A Sham And France's Unsettled Past

Posted: April 30, 1997

``The best lives are invented,'' observes an elderly Albert Dehousse (Jean-Louis Trintignant), reflecting on his years as a Resistance fighter, a French lieutenant colonel, a government minister and a complete and utter sham, in Jacques Audiard's fascinating A Self-Made Hero.

The opening selection of the sixth annual Philadelphia Festival of World Cinema, which gets underway tonight, Hero is a remarkable study of individual deceit and a nation's collective reckoning over its tortured role during World War II. Writer-director Audiard has created both a serious rumination about self-invention and a playful, provocative entertainment through documentary techniques (talking-head interviews with ``witnesses''), fanciful camera work and a tone that deftly combines comedy and tragedy to tell a story with political bite and poignancy.

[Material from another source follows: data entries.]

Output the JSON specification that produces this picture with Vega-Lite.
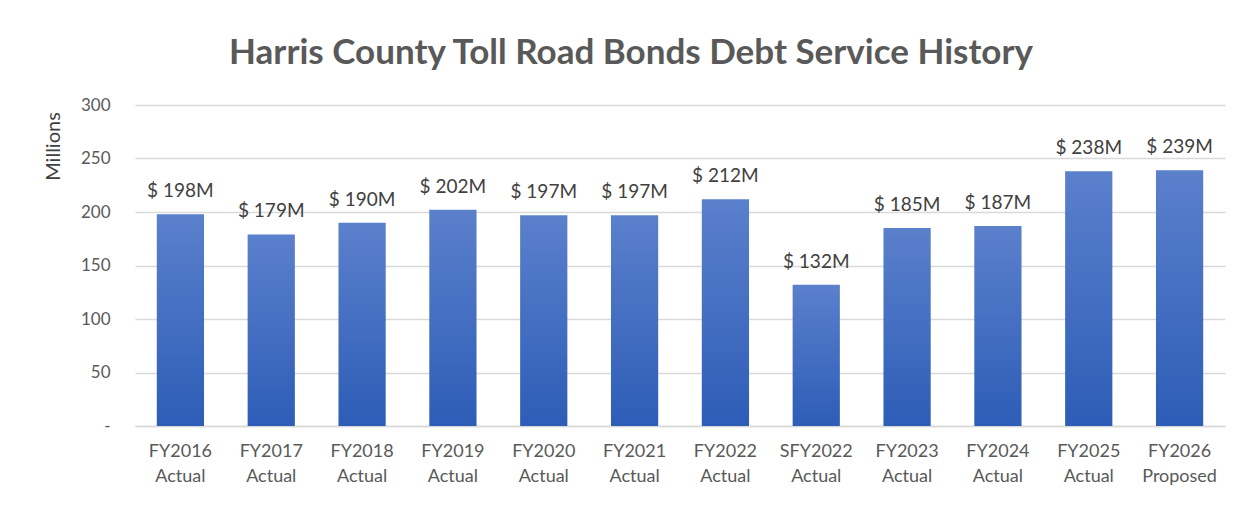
{
  "$schema": "https://vega.github.io/schema/vega-lite/v6.json",
  "autosize": "none",
  "width": 1090,
  "height": 321,
  "padding": {"left": 135, "top": 105, "right": 25, "bottom": 80},
  "background": "white",
  "config": {
    "font": "Lato",
    "view": {"stroke": null}
  },
  "title": {
    "text": "Harris County Toll Road Bonds Debt Service History",
    "font": "Lato",
    "fontSize": 35,
    "fontWeight": "bold",
    "color": "#595959",
    "anchor": "middle",
    "frame": "group",
    "baseline": "alphabetic",
    "offset": -3,
    "dx": -49
  },
  "data": {
    "values": [
      {"period": "FY2016 Actual", "value": 198, "label": "$ 198M"},
      {"period": "FY2017 Actual", "value": 179, "label": "$ 179M"},
      {"period": "FY2018 Actual", "value": 190, "label": "$ 190M"},
      {"period": "FY2019 Actual", "value": 202, "label": "$ 202M"},
      {"period": "FY2020 Actual", "value": 197, "label": "$ 197M"},
      {"period": "FY2021 Actual", "value": 197, "label": "$ 197M"},
      {"period": "FY2022 Actual", "value": 212, "label": "$ 212M"},
      {"period": "SFY2022 Actual", "value": 132, "label": "$ 132M"},
      {"period": "FY2023 Actual", "value": 185, "label": "$ 185M"},
      {"period": "FY2024 Actual", "value": 187, "label": "$ 187M"},
      {"period": "FY2025 Actual", "value": 238, "label": "$ 238M"},
      {"period": "FY2026 Proposed", "value": 239, "label": "$ 239M"}
    ]
  },
  "encoding": {
    "x": {
      "field": "period",
      "type": "nominal",
      "sort": null,
      "scale": {"paddingInner": 0.48, "paddingOuter": 0.24},
      "axis": {
        "title": null,
        "labelAngle": 0,
        "labelExpr": "split(datum.label, ' ')",
        "labelFontSize": 18,
        "labelColor": "#595959",
        "labelLineHeight": 25,
        "labelPadding": 16,
        "ticks": false,
        "domain": true,
        "domainColor": "#d9d9d9",
        "domainWidth": 1.5
      }
    },
    "y": {
      "field": "value",
      "type": "quantitative",
      "scale": {"domain": [0, 300], "nice": false},
      "axis": {
        "values": [0, 50, 100, 150, 200, 250, 300],
        "labelExpr": "datum.value == 0 ? '-\u00a0\u00a0\u00a0' : datum.label",
        "labelFontSize": 17,
        "labelColor": "#595959",
        "labelPadding": 25,
        "ticks": false,
        "domain": false,
        "gridColor": "#d9d9d9",
        "gridWidth": 1.5,
        "title": "Millions",
        "titleFontSize": 20,
        "titleFontWeight": "normal",
        "titleColor": "#404040",
        "titleAngle": -90,
        "titleAlign": "center",
        "titleBaseline": "middle",
        "titleX": -82,
        "titleY": 41
      }
    }
  },
  "layer": [
    {
      "mark": {
        "type": "bar",
        "color": {
          "gradient": "linear",
          "x1": 0, "y1": 0, "x2": 0, "y2": 1,
          "stops": [
            {"offset": 0, "color": "#5B80CC"},
            {"offset": 1, "color": "#2D5DB7"}
          ]
        }
      }
    },
    {
      "mark": {
        "type": "text",
        "baseline": "alphabetic",
        "dy": -17,
        "fontSize": 19,
        "color": "#404040"
      },
      "encoding": {
        "text": {"field": "label", "type": "nominal"}
      }
    }
  ]
}
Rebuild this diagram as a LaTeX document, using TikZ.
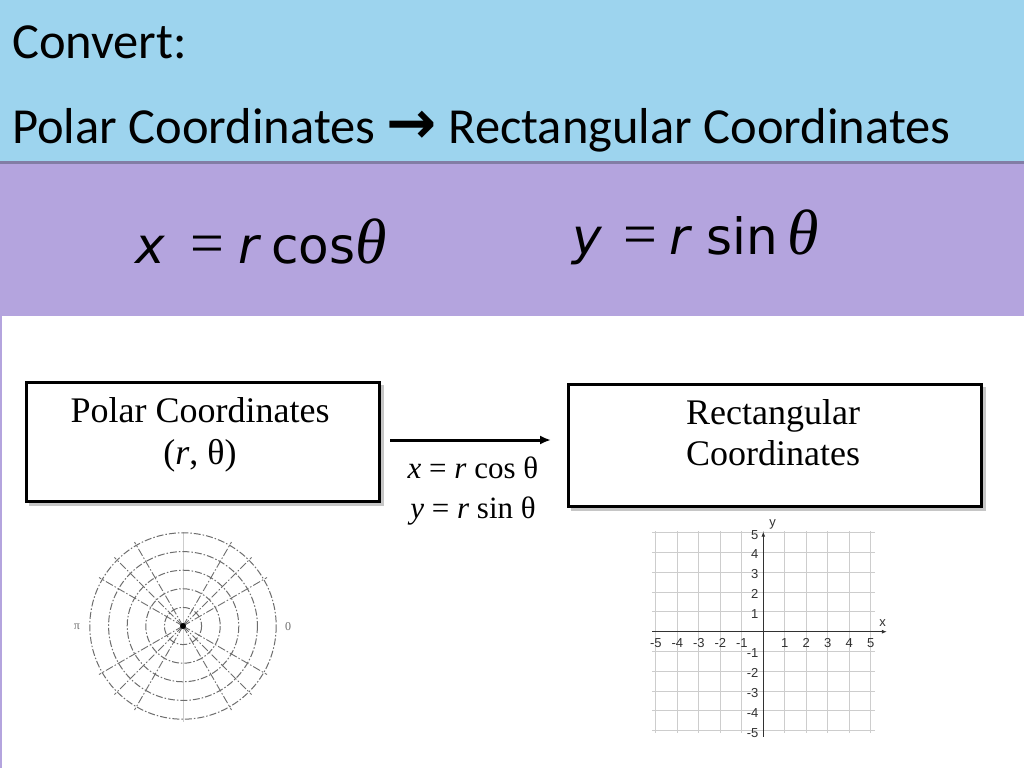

The story is this: Albert Dehousse (played by Mathieu Kassovitz as a young man, with Trintignant supplying the reminiscences) grows up pampered and protected, the only child of a widow, in the French countryside. His childhood is immersed in toy soldiers and imaginary games, and when the Nazis roll into France, not much changes. But soon his world and the reality of the war collide, and Albert - enamored of the French guerrilla fighters - uses his skills as a virtuoso liar to insinuate himself into the Resistance movement. Thanks to his wit, his wiles and dumb luck, Albert ascends the Resistance hierarchy, so much so that in 1945, he is assigned to a key post in Germany's French-occupied zone.

With cutting humor and a superb performance from Kassovitz, A Self-Made Hero examines not only one man's life lived as a lie, but also a nation that is still trying to come to terms with its fractured past.

A SELF-MADE HERO * * * 1/2

Directed by Jacques Audiard, written by Alain Le Henry and Audiard. With Matthieu Kassovitz, Anouk Grinberg and Sandrine Kiberlain. In French with subtitles.

Running time: 1 hour, 45 mins.

Parent's guide: No MPAA rating (sexual situations, violence)

Showing at: Annenberg Center, 3680 Walnut St., at 8 tonight. Tickets: $15, reservation required; includes post-screening reception. Information: 1-800-969-7392.